This case hinges on the validity of a 1981 divorce between petitioner Gurcharan Singh Dulai ("Dulai") and his first wife, Joginder Kaur. Both the Board of Immigration Appeals ("BIA") and the Immigration Judge ("IJ") found that the divorce was invalid. Substantial evidence supports that conclusion, therefore, the ruling below must be affirmed.
Dulai was born in the Village of Sangatpur, Jalandhar District, India in 1942 and married Joginder Kaur ("Kaur") in 1959. In 1981, after Dulai had illegally entered this country, he learned that his wife, Kaur, was seeking a divorce and sent a power of attorney to his father so that his father could represent him in village divorce proceedings. Dulai claims that the Gram Panchayat ("Village Committee") granted the divorce according to local custom. In February 1983, Dulai married a U.S. citizen named Virginia Laure Neslin. That marriage was annulled on August 11, 1983, apparently because Neslin was already married to someone else. Days later, on August 20, 1983, Dulai married another American woman, Linda Lee ("Lee"). Soon after, Lee requested visas for Dulai and his five children who remained in India. The INS approved the petitions and forwarded the case to the U.S. Consul in New Delhi to process the visas for the five children.

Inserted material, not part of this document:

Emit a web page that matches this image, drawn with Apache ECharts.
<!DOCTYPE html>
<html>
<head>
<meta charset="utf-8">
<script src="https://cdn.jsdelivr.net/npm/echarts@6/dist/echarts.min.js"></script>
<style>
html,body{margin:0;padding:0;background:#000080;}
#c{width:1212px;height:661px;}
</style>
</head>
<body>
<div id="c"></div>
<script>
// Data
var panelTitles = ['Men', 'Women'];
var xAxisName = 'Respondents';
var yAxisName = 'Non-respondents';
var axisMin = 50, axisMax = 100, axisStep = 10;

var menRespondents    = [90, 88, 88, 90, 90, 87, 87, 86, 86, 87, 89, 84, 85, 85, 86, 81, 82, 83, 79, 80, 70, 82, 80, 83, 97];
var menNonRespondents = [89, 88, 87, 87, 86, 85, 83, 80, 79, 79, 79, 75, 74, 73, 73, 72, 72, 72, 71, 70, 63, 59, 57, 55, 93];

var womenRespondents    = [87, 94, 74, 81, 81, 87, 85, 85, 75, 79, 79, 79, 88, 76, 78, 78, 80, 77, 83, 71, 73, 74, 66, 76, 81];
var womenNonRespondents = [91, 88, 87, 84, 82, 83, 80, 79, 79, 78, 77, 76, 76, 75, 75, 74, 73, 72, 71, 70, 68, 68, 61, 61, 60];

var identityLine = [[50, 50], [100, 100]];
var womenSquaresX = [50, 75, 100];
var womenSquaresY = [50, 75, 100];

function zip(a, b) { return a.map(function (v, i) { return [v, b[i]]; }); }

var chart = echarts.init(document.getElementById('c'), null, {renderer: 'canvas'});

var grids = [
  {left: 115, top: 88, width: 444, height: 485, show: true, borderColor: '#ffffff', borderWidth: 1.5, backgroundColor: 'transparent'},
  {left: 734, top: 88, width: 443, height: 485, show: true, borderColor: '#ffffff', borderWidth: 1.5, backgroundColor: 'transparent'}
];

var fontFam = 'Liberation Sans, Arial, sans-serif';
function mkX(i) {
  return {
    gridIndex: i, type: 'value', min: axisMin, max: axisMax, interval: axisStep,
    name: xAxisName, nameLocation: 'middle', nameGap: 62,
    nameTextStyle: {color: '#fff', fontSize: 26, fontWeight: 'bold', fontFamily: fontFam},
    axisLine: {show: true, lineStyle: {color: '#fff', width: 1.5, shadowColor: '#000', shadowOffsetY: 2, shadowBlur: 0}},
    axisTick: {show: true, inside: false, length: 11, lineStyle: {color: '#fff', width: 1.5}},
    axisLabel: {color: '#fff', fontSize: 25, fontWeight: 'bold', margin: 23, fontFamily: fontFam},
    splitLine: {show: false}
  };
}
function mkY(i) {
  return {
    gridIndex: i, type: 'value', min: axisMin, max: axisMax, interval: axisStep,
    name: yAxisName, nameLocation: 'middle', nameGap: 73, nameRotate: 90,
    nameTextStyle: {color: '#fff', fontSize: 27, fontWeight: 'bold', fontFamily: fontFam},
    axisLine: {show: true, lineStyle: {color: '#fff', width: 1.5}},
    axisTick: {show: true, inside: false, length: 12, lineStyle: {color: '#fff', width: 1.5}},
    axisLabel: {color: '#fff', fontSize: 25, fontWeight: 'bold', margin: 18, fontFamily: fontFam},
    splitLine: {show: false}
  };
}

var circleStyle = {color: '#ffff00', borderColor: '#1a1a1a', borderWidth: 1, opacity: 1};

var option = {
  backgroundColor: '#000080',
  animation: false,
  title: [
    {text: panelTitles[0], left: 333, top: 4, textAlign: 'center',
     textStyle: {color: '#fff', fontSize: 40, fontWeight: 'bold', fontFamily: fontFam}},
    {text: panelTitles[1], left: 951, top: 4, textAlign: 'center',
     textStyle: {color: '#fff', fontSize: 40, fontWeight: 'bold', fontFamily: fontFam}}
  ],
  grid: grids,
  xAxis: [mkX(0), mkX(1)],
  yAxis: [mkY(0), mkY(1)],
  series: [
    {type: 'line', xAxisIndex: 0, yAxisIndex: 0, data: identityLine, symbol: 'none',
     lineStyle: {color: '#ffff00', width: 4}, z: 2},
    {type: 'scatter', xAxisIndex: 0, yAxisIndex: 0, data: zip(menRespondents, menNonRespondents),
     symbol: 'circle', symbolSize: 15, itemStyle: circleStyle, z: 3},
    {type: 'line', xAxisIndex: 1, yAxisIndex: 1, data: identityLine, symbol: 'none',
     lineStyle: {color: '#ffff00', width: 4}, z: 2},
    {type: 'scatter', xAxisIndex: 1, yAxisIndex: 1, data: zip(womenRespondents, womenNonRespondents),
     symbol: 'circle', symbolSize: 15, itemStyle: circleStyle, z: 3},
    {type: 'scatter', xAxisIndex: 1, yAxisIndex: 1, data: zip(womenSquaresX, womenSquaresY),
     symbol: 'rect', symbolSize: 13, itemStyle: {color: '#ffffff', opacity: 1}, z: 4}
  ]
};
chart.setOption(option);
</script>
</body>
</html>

While conducting routine interviews of the children, a consular officer in New Delhi became suspicious of the alleged 1981 divorce. In the months the followed, authorities traveled to Dulai's home village of Sangatpur to investigate the 1981 divorce. Apparently in response to this investigation, Dulai's first wife obtained a judicial decree from a Sub-Judge in 1985 confirming their divorce. Application for this declaratory judgment was made through the "Sondhi Travel Agent," an agency known to the Department of State to fabricate documents.
Around the same time, petitioner Dulai and his new wife Linda Lee were arrested and charged with participating in a sham marriage ring. Authorities alleged that Dulai had been involved in a scheme to assist others in entering into fraudulent marriages for immigration purposes. Dulai pleaded guilty in June 1986 to a charge of concealing information from a federal agency and possession of false papers to defraud the United States under 18 U.S.C. Sec. 1001 and Sec. 1002.

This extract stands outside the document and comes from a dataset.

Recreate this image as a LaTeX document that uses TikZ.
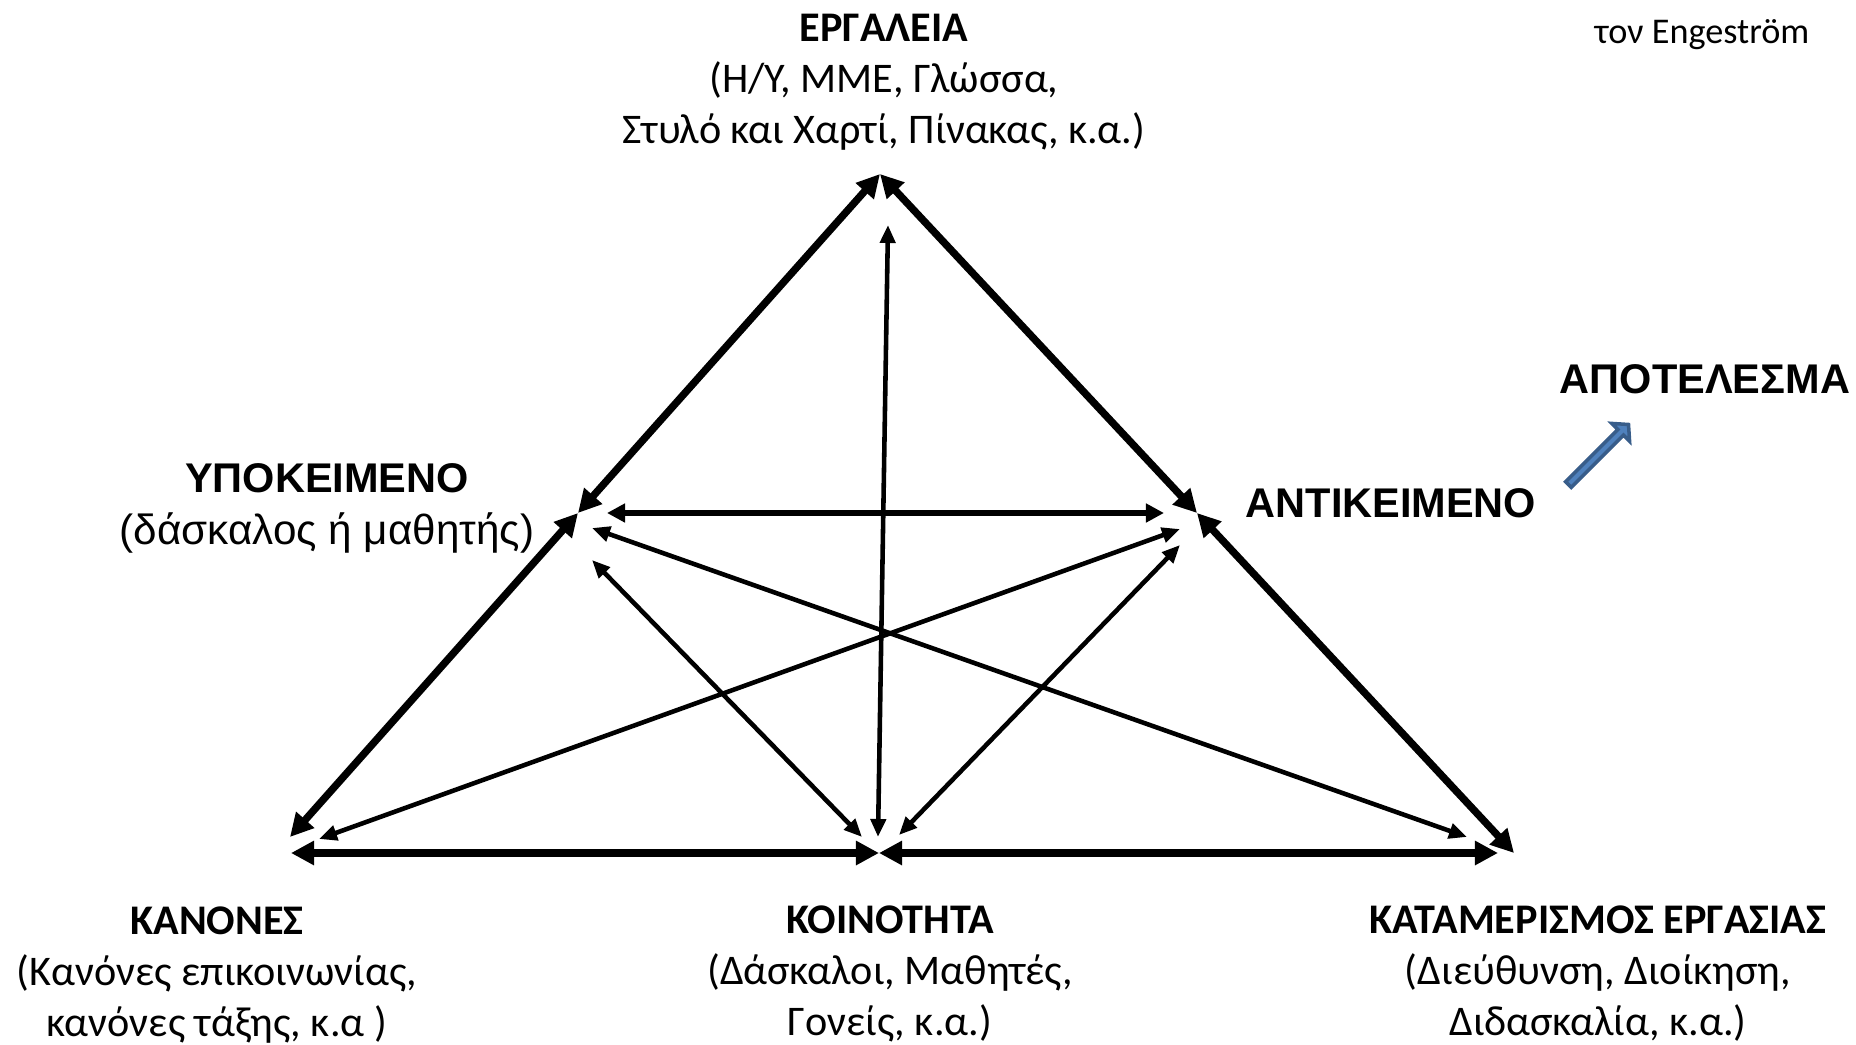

By this time, Department of State investigators had concluded that Dulai's 1981 divorce, and therefore his remarriage and previously issued immigrant visa, were invalid. In INS deportation proceedings, both the IJ and BIA found that Dulai's 1981 divorce was invalid. This BIA decision is the subject of the present appeal.
The scope of our review of BIA decisions is limited. On petition for review, we must affirm if there is reasonable, substantial, and probative evidence to support the BIA's decision that the INS carried its burden of proving deportability. 8 U.S.C. 1105a(a)(4) (1970); Hernandez-Robledo v. INS, 777 F.2d 536, 539 (9th Cir.1985). We may not reverse simply because the evidence admits of more than one conclusion or because we disagree with the BIA's evaluation of the facts. See INS v. Elias-Zacarias, 112 S.Ct. 812, 815 (1992) (construing Sec. 1105a(a)(4)). Rather, an alien who seeks review of the BIA's determination "must show that the evidence presented was so compelling that no reasonable fact-finder could fail" to rule in his favor. Id. at 817. Dulai's evidence clearly does not meet this stringent standard.
Dulai argues that his alleged 1981 divorce was a valid customary dissolution of marriage under the Hindu Marriage Act of 1955 ("Marriage Act"). The Marriage Act permits married couples to divorce in accordance with local custom and without judicial intervention. See Marriage Act Sec. 29(2).
Under the Marriage Act, the threshold question is whether local custom in Dulai's home village of Sangatpur recognized extrajudicial divorce by mutual consent. Marriage Act at Sec.